The rally gained momentum from emerging reports of Middle East peace negotiations, including a potential 15-point resolution framework, alongside February inflation data that registered a modest decline to 3.7%. Despite remaining above the Reserve Bank’s target range, this inflationary cooldown provided temporary relief to investors.
Market performance showed broad-based strength with eight of eleven sectors finishing positively. Materials sector led the charge with a remarkable 4.29% gain, driven by reduced fuel costs. Mining giants BHP (3.30%), Fortescue (1.83%), and Rio Tinto (1.59%) all posted significant advances, the latter additionally buoyed by a $2 billion government subsidy for its Boyne aluminium smelter operations.
Financial institutions contributed substantially to the market upswing, with Commonwealth Bank (0.61%), Westpac (1.66%), and ANZ (1.21%) all closing higher. Healthcare stocks similarly joined the rally, with CSL (1.15%), Sigma Healthcare (1.92%), and ResMed (1.66%) recording solid gains.
Conversely, energy producers faced substantial headwinds as Brent crude prices plummeted 5% below $100 per barrel.
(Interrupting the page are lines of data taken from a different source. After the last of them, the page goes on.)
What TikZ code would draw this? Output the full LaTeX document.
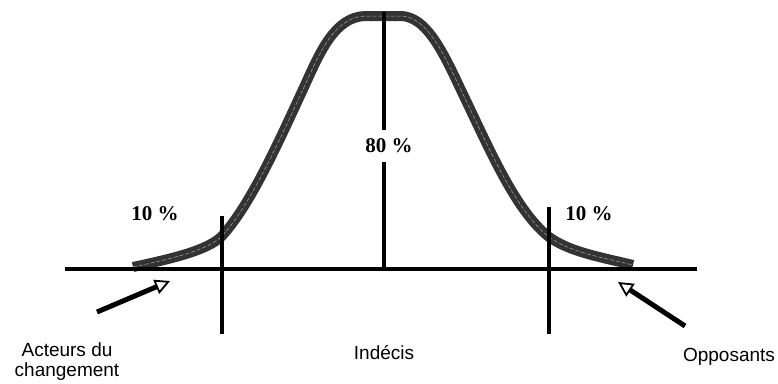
\documentclass[tikz,border=0pt]{standalone}
\usepackage{fontspec}
\setmainfont{Liberation Serif}
\setsansfont{Liberation Sans}
\usetikzlibrary{arrows.meta}
\begin{document}
\begin{tikzpicture}[x=1pt,y=-1pt,
  axisline/.style={line width=4pt,black},
  pct/.style={font=\rmfamily\bfseries\fontsize{21}{24}\selectfont,inner xsep=2pt,inner ysep=9pt},
  lbl/.style={font=\sffamily\fontsize{19}{20}\selectfont,align=center,inner sep=0pt},
  pointer/.style={line width=5pt,-{Triangle[open,length=15pt,width=15pt,line width=1.8pt]}},
  bell/.style={line width=10pt,draw=black!80,line cap=butt,line join=round},
  bellmid/.style={line width=0.5pt,draw=black!35,dashed,dash pattern=on 4pt off 2pt}]
\useasboundingbox (0,0) rectangle (778,383);
% coordinates
\coordinate (axL) at (65,269);
\coordinate (axR) at (697,269);
\coordinate (cT) at (384,12);
\coordinate (cB) at (384,270);
\coordinate (lT) at (222,216);
\coordinate (lB) at (222,334);
\coordinate (rT) at (549,207);
\coordinate (rB) at (549,334);
\node[pct] (p80) at (389,146) {80 \%};
\node[pct] (p10l) at (155,214) {10 \%};
\node[pct] (p10r) at (589,214) {10 \%};
\node[lbl] (acteurs) at (67,362) {Acteurs du\\changement};
\node[lbl] (indecis) at (384,353) {Indécis};
\node[lbl] (opp) at (729,357) {Opposants};
\coordinate (a1s) at (97,312);
\coordinate (a1e) at (170,281);
\coordinate (a2s) at (685,326);
\coordinate (a2e) at (618,282);
% bell curve
\def\bellpath{(133,267) .. controls (175,258) and (208,250) .. (222,236)
  .. controls (250,205) and (275,150) .. (305,85)
  .. controls (320,52) and (335,17) .. (365,16)
  -- (402,16)
  .. controls (425,18) and (440,45) .. (460,88)
  .. controls (490,150) and (515,210) .. (549,237)
  .. controls (570,252) and (600,257) .. (633,265)}
\draw[bell] \bellpath;
\draw[bellmid] \bellpath;
% axes
\draw[axisline] (axL) -- (axR);
\draw[axisline] (cT) -- (cT |- p80.north);
\draw[axisline] (cB |- p80.south) -- (cB);
\draw[axisline] (lT) -- (lB);
\draw[axisline] (rT) -- (rB);
% arrows
\draw[pointer] (a1s) -- (a1e);
\draw[pointer] (a2s) -- (a2e);
\end{tikzpicture}
\end{document}
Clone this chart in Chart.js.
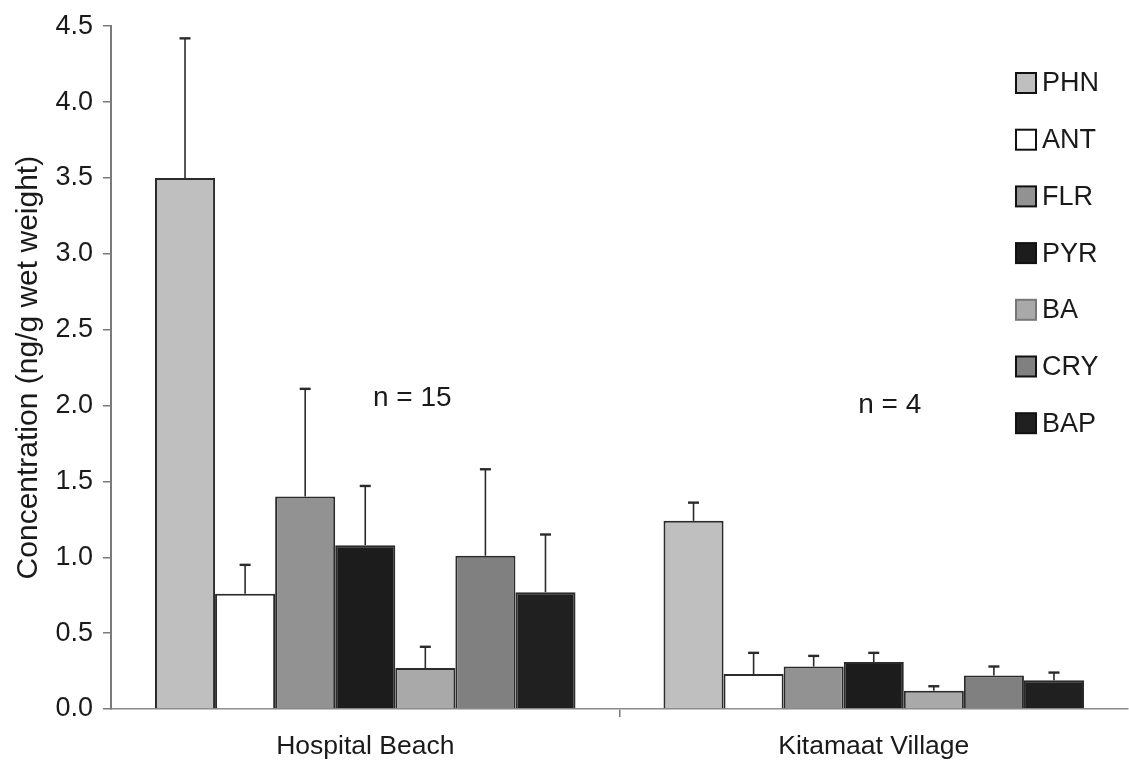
<!DOCTYPE html>
<html>
<head>
<meta charset="utf-8">
<script src="https://cdn.jsdelivr.net/npm/chart.js@4.4.1/dist/chart.umd.min.js"></script>
<style>
  html, body { margin: 0; padding: 0; background: #ffffff; }
  #wrap { width: 1129px; height: 764px; position: relative; }
</style>
</head>
<body>
<div id="wrap"><canvas id="chart" width="1129" height="764"></canvas></div>
<script>
// Sampling sites
const sites = ['Hospital Beach', 'Kitamaat Village'];
// Sample sizes per site
const sampleSizes = ['n = 15', 'n = 4'];
// Compounds (PAHs)
const compounds = ['PHN', 'ANT', 'FLR', 'PYR', 'BA', 'CRY', 'BAP'];

// Mean concentrations (ng/g wet weight), [Hospital Beach, Kitamaat Village]
const phn = [3.50, 1.24];
const ant = [0.76, 0.23];
const flr = [1.40, 0.28];
const pyr = [1.08, 0.31];
const ba  = [0.27, 0.12];
const cry = [1.01, 0.22];
const bap = [0.77, 0.19];

// Upper end of the error bars (mean + SE)
const phnErr = [4.42, 1.36];
const antErr = [0.95, 0.37];
const flrErr = [2.11, 0.35];
const pyrErr = [1.47, 0.37];
const baErr  = [0.41, 0.15];
const cryErr = [1.58, 0.28];
const bapErr = [1.15, 0.24];

// y axis ticks
const yTicks = [0.0, 0.5, 1.0, 1.5, 2.0, 2.5, 3.0, 3.5, 4.0, 4.5];
const yTitle = 'Concentration (ng/g wet weight)';
// height at which the sample-size notes sit
const nLabelValue = [2.05, 2.0];

const means = [phn, ant, flr, pyr, ba, cry, bap];
const errTops = [phnErr, antErr, flrErr, pyrErr, baErr, cryErr, bapErr];
const fills = ['#bfbfbf', '#ffffff', '#929292', '#1c1c1c', '#a9a9a9', '#808080', '#202020'];

const FONT = '"Liberation Sans", Arial, Helvetica, sans-serif';
const INK = '#1a1a1a';

const datasets = compounds.map((name, i) => ({
  label: name,
  data: means[i],
  errTop: errTops[i],
  backgroundColor: fills[i],
  borderColor: '#2b2b2b',
  borderWidth: 2,
  borderSkipped: 'bottom',
  categoryPercentage: 0.827,
  barPercentage: 1.0
}));

// Error bars: vertical whisker from bar top to mean + SE, with a short cap
const errorBars = {
  id: 'errorBars',
  afterDatasetsDraw(chart) {
    const ctx = chart.ctx;
    const y = chart.scales.y;
    ctx.save();
    ctx.strokeStyle = '#2b2b2b';
    chart.data.datasets.forEach((ds, di) => {
      const meta = chart.getDatasetMeta(di);
      meta.data.forEach((bar, i) => {
        const top = y.getPixelForValue(ds.errTop[i]);
        ctx.lineWidth = 1.6;
        ctx.beginPath();
        ctx.moveTo(bar.x, bar.y);
        ctx.lineTo(bar.x, top);
        ctx.stroke();
        ctx.lineWidth = 2.4;
        ctx.beginPath();
        ctx.moveTo(bar.x - 5.5, top);
        ctx.lineTo(bar.x + 5.5, top);
        ctx.stroke();
      });
    });
    ctx.restore();
  }
};

// Sample size notes and the compound key at the right
const notesAndKey = {
  id: 'notesAndKey',
  afterDraw(chart) {
    const ctx = chart.ctx;
    const x = chart.scales.x;
    const y = chart.scales.y;
    ctx.save();
    ctx.fillStyle = INK;
    ctx.font = '28px ' + FONT;
    ctx.textBaseline = 'middle';
    ctx.textAlign = 'center';
    const shifts = [47, 16];
    sampleSizes.forEach((t, i) => {
      ctx.fillText(t, x.getPixelForValue(i) + shifts[i], y.getPixelForValue(nLabelValue[i]));
    });

    // key
    const keyX = 1016, keyY0 = 83, step = 56.7, box = 20;
    ctx.textAlign = 'left';
    ctx.font = '27px ' + FONT;
    chart.data.datasets.forEach((ds, i) => {
      const cy = keyY0 + i * step;
      ctx.fillStyle = ds.backgroundColor;
      ctx.fillRect(keyX, cy - box / 2, box, box);
      ctx.lineWidth = 2;
      ctx.strokeStyle = i === 4 ? '#777777' : '#111111';
      ctx.strokeRect(keyX, cy - box / 2, box, box);
      ctx.fillStyle = INK;
      ctx.fillText(ds.label, keyX + box + 6, cy + 1);
    });
    ctx.restore();
  }
};

new Chart(document.getElementById('chart'), {
  type: 'bar',
  data: { labels: sites, datasets },
  options: {
    responsive: false,
    animation: false,
    devicePixelRatio: 1,
    layout: { padding: { top: 23, right: 1, bottom: 0, left: 0 } },
    plugins: {
      legend: { display: false },
      tooltip: { enabled: false }
    },
    scales: {
      x: {
        grid: {
          offset: true,
          drawOnChartArea: false,
          drawTicks: true,
          tickLength: 8,
          // only the divider between the two sites gets a tick
          color: ctx => (ctx.index === 1 ? '#7a7a7a' : 'rgba(0,0,0,0)'),
          lineWidth: 1.5
        },
        border: { display: true, color: '#8a8a8a', width: 1.5 },
        ticks: {
          color: INK,
          font: { family: FONT, size: 26.5 },
          padding: 14
        },
        afterFit(scale) { scale.height = 55; }
      },
      y: {
        min: 0,
        max: 4.5,
        afterBuildTicks(scale) { scale.ticks = yTicks.map(v => ({ value: v })); },
        grid: {
          drawOnChartArea: false,
          drawTicks: true,
          tickLength: 8,
          color: '#7a7a7a',
          lineWidth: 1.5
        },
        border: { display: true, color: '#7a7a7a', width: 2 },
        ticks: {
          color: INK,
          font: { family: FONT, size: 27 },
          padding: 10,
          callback: v => Number(v).toFixed(1)
        },
        title: {
          display: true,
          text: yTitle,
          color: INK,
          font: { family: FONT, size: 30 },
          padding: { top: 11, bottom: 0 }
        },
        afterFit(scale) { scale.width = 111; }
      }
    }
  },
  plugins: [errorBars, notesAndKey]
});
</script>
</body>
</html>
Woodside Energy (-3.20%), Santos (-2.30%), and Ampol (-2.45%) all declined sharply amid easing geopolitical tensions that typically support oil valuations.
Market analysts cautioned that the February inflation data might represent a temporary respite rather than a sustained trend, noting that subsequent Middle East escalations and supply chain disruptions through critical channels like the Strait of Hormuz could reintroduce inflationary pressures affecting both energy and agricultural markets.
Additional market movements included significant gains for Pepper Money (5.36%) and Challenger (3.66%) following a rejected acquisition proposal, demonstrating ongoing corporate activity alongside macroeconomic influences.